> What to produce:
Search the records for "Write" and copy each line that holds it.

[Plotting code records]
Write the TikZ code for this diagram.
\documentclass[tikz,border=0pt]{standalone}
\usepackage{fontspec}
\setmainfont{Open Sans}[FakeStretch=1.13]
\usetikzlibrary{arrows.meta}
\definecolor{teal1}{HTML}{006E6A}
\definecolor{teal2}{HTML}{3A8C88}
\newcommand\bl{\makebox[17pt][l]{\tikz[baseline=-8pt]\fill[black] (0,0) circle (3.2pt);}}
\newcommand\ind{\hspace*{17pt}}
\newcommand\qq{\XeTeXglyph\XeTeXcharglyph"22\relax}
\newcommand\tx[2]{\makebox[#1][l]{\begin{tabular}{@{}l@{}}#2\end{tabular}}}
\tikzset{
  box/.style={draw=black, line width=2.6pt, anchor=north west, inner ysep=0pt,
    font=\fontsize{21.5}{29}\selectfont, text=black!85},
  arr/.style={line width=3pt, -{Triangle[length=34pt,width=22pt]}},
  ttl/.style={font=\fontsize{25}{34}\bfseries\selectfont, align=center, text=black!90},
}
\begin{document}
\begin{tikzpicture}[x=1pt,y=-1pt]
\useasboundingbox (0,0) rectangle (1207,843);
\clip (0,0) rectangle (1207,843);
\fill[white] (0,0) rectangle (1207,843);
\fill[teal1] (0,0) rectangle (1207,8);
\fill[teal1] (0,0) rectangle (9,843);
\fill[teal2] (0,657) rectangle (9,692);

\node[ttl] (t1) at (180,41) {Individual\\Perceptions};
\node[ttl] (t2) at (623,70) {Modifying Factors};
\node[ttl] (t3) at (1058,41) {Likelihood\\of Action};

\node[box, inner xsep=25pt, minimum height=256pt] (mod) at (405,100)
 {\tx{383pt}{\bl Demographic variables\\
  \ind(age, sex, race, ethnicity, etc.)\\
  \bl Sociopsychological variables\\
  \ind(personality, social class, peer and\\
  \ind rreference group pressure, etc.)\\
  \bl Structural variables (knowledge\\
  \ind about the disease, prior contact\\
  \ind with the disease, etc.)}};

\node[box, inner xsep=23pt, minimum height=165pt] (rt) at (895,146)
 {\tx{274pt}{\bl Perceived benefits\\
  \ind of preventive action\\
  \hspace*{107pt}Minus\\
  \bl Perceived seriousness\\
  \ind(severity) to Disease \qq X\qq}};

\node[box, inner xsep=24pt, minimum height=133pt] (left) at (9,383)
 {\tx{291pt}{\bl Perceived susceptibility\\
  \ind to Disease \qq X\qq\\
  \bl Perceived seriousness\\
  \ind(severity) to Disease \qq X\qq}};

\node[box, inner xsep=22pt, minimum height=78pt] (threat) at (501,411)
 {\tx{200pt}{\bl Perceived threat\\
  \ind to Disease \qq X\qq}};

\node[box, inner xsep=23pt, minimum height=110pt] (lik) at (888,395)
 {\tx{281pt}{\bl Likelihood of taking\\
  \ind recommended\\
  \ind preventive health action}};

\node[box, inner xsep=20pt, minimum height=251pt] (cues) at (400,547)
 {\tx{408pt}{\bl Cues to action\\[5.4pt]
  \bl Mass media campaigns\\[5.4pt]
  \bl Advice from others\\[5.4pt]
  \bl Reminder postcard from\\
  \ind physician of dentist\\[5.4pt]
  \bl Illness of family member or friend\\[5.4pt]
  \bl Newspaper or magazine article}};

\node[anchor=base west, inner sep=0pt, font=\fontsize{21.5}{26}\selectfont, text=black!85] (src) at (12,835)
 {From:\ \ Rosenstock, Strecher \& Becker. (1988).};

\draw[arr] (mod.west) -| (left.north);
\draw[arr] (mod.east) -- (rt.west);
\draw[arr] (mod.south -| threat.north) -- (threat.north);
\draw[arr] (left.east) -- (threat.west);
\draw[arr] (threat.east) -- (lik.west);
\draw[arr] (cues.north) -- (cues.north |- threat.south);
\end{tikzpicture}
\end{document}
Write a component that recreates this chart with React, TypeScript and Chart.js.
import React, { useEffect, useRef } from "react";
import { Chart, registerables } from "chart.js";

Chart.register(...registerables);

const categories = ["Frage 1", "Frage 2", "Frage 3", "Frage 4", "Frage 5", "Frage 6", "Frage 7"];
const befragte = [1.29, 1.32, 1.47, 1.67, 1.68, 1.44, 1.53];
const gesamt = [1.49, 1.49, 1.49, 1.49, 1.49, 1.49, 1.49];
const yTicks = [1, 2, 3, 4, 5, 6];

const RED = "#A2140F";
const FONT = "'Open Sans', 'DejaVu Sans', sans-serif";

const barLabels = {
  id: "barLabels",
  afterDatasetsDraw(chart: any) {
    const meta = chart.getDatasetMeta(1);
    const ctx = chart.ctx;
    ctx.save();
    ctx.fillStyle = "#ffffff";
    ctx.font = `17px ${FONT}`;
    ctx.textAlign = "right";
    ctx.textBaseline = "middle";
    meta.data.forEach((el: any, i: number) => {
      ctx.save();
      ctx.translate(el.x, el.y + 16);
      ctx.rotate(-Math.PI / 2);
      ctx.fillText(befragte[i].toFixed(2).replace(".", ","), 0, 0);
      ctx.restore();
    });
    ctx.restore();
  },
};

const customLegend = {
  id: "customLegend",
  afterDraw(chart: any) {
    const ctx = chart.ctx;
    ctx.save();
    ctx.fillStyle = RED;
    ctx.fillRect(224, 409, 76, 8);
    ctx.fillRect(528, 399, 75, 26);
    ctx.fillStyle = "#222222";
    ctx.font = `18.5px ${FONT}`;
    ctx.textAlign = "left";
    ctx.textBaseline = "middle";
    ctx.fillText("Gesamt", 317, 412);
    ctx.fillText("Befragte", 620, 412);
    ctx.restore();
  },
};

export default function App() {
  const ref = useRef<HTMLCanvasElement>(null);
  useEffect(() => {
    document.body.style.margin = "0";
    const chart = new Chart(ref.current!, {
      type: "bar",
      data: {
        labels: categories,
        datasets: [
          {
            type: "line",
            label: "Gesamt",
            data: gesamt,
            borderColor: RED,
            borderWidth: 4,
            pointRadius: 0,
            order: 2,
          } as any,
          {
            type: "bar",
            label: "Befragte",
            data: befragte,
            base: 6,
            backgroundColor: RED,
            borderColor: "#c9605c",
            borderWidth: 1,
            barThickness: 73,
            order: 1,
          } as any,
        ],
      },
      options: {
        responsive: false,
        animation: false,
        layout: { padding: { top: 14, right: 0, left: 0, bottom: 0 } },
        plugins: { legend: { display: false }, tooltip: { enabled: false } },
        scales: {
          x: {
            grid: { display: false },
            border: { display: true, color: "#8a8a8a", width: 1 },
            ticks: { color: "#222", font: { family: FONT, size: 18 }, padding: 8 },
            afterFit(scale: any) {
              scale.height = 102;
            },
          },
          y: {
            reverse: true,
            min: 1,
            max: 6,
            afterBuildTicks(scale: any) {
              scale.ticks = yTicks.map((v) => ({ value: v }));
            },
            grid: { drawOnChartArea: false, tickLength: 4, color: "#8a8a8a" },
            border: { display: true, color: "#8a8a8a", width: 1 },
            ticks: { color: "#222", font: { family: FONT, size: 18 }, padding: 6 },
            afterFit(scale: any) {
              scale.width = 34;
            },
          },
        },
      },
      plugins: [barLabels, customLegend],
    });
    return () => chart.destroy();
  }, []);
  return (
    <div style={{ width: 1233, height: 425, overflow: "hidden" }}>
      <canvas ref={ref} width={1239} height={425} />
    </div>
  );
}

> Exercise result:
Write the TikZ code for this diagram.
Write a component that recreates this chart with React, TypeScript and Chart.js.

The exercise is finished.